Some three months ago, in the context of the conference «Digitale Medien und Infrastrukturen für die Geschichtswissenschaften», that took place from 11 to 12 September, 2009 in Berne, we published six «Thesen zur digitalen Geschichtswissenschaft». Due to some requests from our english speaking readers, we decided to have those claims translated and to post them to our weblog.
Digital historians must find their bearings both in analog and in digital information spaces. Not only must they know the advantages and disadvantages of different information systems, but they must also know which information is accessible on which terms and conditions.
Drawing upon Droysen’s and Bernheim’s classical source criticism and in close collaboration with other disciplines, digital history will have to develop a critical approach to digital sources.
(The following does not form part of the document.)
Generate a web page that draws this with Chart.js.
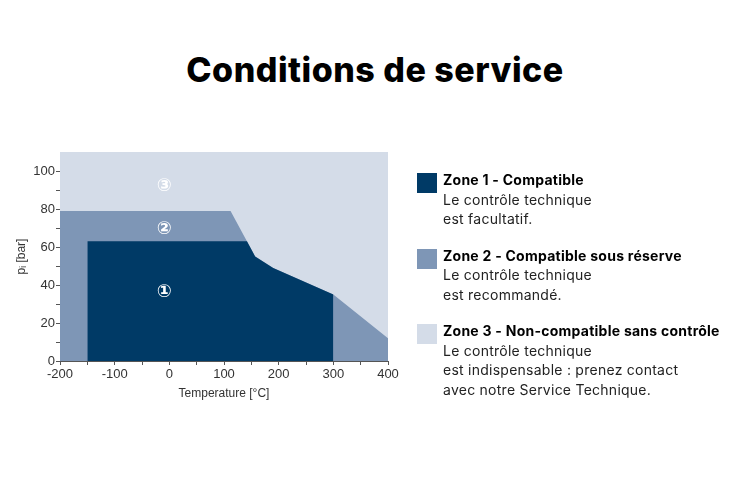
<!DOCTYPE html>
<html>
<head>
<meta charset="utf-8">
<script src="https://cdn.jsdelivr.net/npm/chart.js@4"></script>
<style>
  body { margin: 0; width: 750px; height: 493px; background: #fff; position: relative; overflow: hidden; font-family: Inter, "Noto Sans", sans-serif; }
  #chart { position: absolute; left: 0; top: 0; }
  h1 { position: absolute; left: 0; width: 750px; top: 49px; margin: 0; text-align: center; font-size: 34px; font-weight: 800; color: #000; letter-spacing: 0.5px; }
  .legend { position: absolute; left: 417px; top: 170px; }
  .item { position: relative; padding-left: 26px; margin-bottom: 17px; font-size: 14px; line-height: 19.5px; color: #222; letter-spacing: 0.25px; }
  .item b { color: #000; font-weight: 700; }
  .sw { position: absolute; left: 0; top: 3px; width: 20px; height: 20px; }
</style>
</head>
<body>
<h1>Conditions de service</h1>
<canvas id="chart" width="750" height="493"></canvas>
<div class="legend" id="legend"></div>
<script>
// zone colours
const zoneColors = ['#003a66', '#7e96b6', '#d4dce8'];

// boundary points (temperature °C, pressure bar)
const zone1Temp = [-150, 142, 157, 190, 300];
const zone1Press = [63, 63, 55, 49, 35];
const zone2Temp = [-200, 112, 157, 190, 300, 400];
const zone2Press = [79, 79, 55, 49, 35, 12];
const zone3Temp = [-200, 400];
const zone3Press = [110, 110];

// circled zone markers
const markerText = ['\u2460', '\u2461', '\u2462'];
const markerTemp = [-9, -9, -9];
const markerPress = [36, 69.5, 92];

const legendTitles = ['Zone 1 - Compatible', 'Zone 2 - Compatible sous réserve', 'Zone 3 - Non-compatible sans contrôle'];
const legendLines = [
  ['Le contrôle technique', 'est facultatif.'],
  ['Le contrôle technique', 'est recommandé.'],
  ['Le contrôle technique', 'est indispensable : prenez contact', 'avec notre Service Technique.']
];

function toPoints(xs, ys) {
  return xs.map((x, i) => ({ x: x, y: ys[i] }));
}

function zoneDataset(xs, ys, color, order) {
  return {
    data: toPoints(xs, ys),
    showLine: true,
    fill: 'origin',
    backgroundColor: color,
    borderWidth: 0,
    borderColor: color,
    pointRadius: 0,
    tension: 0,
    order: order
  };
}

// draws the circled numbers inside the zones
const markerPlugin = {
  id: 'markers',
  afterDatasetsDraw(chart) {
    const { ctx, scales } = chart;
    ctx.save();
    ctx.fillStyle = '#fff';
    ctx.font = 'bold 18px "DejaVu Sans", "Noto Sans CJK JP"';
    ctx.textAlign = 'center';
    ctx.textBaseline = 'middle';
    markerText.forEach((t, i) => {
      ctx.fillText(t, scales.x.getPixelForValue(markerTemp[i]), scales.y.getPixelForValue(markerPress[i]));
    });
    ctx.restore();
  }
};

const tickFont = { family: 'Liberation Sans, Arial, sans-serif', size: 13 };

new Chart(document.getElementById('chart'), {
  type: 'scatter',
  data: {
    datasets: [
      zoneDataset(zone1Temp, zone1Press, zoneColors[0], 1),
      zoneDataset(zone2Temp, zone2Press, zoneColors[1], 2),
      zoneDataset(zone3Temp, zone3Press, zoneColors[2], 3)
    ]
  },
  options: {
    responsive: false,
    animation: false,
    layout: { padding: { left: 0, top: 152, right: 362, bottom: 92 } },
    plugins: { legend: { display: false }, tooltip: { enabled: false } },
    scales: {
      x: {
        type: 'linear',
        min: -200,
        max: 400,
        afterFit(scale) { scale.height = 40; },
        border: { color: '#555', width: 1 },
        grid: { drawOnChartArea: false, tickLength: 4, color: '#555' },
        ticks: {
          stepSize: 50,
          padding: 2,
          color: '#333',
          font: tickFont,
          maxRotation: 0,
          autoSkip: false,
          callback: (v) => (v % 100 === 0 ? v : '')
        },
        title: { display: true, text: 'Temperature [°C]', color: '#333', font: { family: 'Liberation Sans, Arial, sans-serif', size: 12 }, padding: { top: 2, bottom: 0 } }
      },
      y: {
        type: 'linear',
        min: 0,
        max: 110,
        afterFit(scale) { scale.width = 60; },
        border: { color: '#555', width: 1 },
        grid: {
          drawOnChartArea: false,
          tickLength: 4,
          color: (c) => (c.tick && c.tick.value > 100 ? 'rgba(0,0,0,0)' : '#555')
        },
        ticks: {
          stepSize: 10,
          padding: 1,
          color: '#333',
          font: tickFont,
          autoSkip: false,
          callback: (v) => (v % 20 === 0 && v <= 100 ? v : '')
        },
        title: { display: true, text: 'p\u1D62 [bar]', color: '#333', font: { family: 'Liberation Sans, Arial, sans-serif', size: 12 }, padding: { top: 14, bottom: 0 } }
      }
    }
  },
  plugins: [markerPlugin]
});

// legend built from the same colours and texts
const legend = document.getElementById('legend');
legendTitles.forEach((title, i) => {
  const div = document.createElement('div');
  div.className = 'item';
  div.innerHTML = '<span class="sw" style="background:' + zoneColors[i] + '"></span><b>' + title + '</b><br>' + legendLines[i].join('<br>');
  legend.appendChild(div);
});
</script>
</body>
</html>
While digital history is also primarily a textual science, it uses the multimedia capabilities of digital media and deals with how one visualizes historical contexts.
Digital historians will no longer conduct research exclusively as isolated individuals who publish their findings as single authors, but instead collaborative teamwork using digital network technologies will gain increasing importance.
The Culture of Publication
In the digital era, the printed, single-author monograph will for the time being remain the “reserve currency” of historical scholarship. However, new cultures of publication that endorse the principles of open access and open peer review will emerge alongside this currency.
Now that historical scholarship has finally arrived in the digital age, emphasis should be placed no longer on developing research skills and individual tools, but rather on the integration of the entire historiographical work process into digital environments (“h-desk” and “e-history”).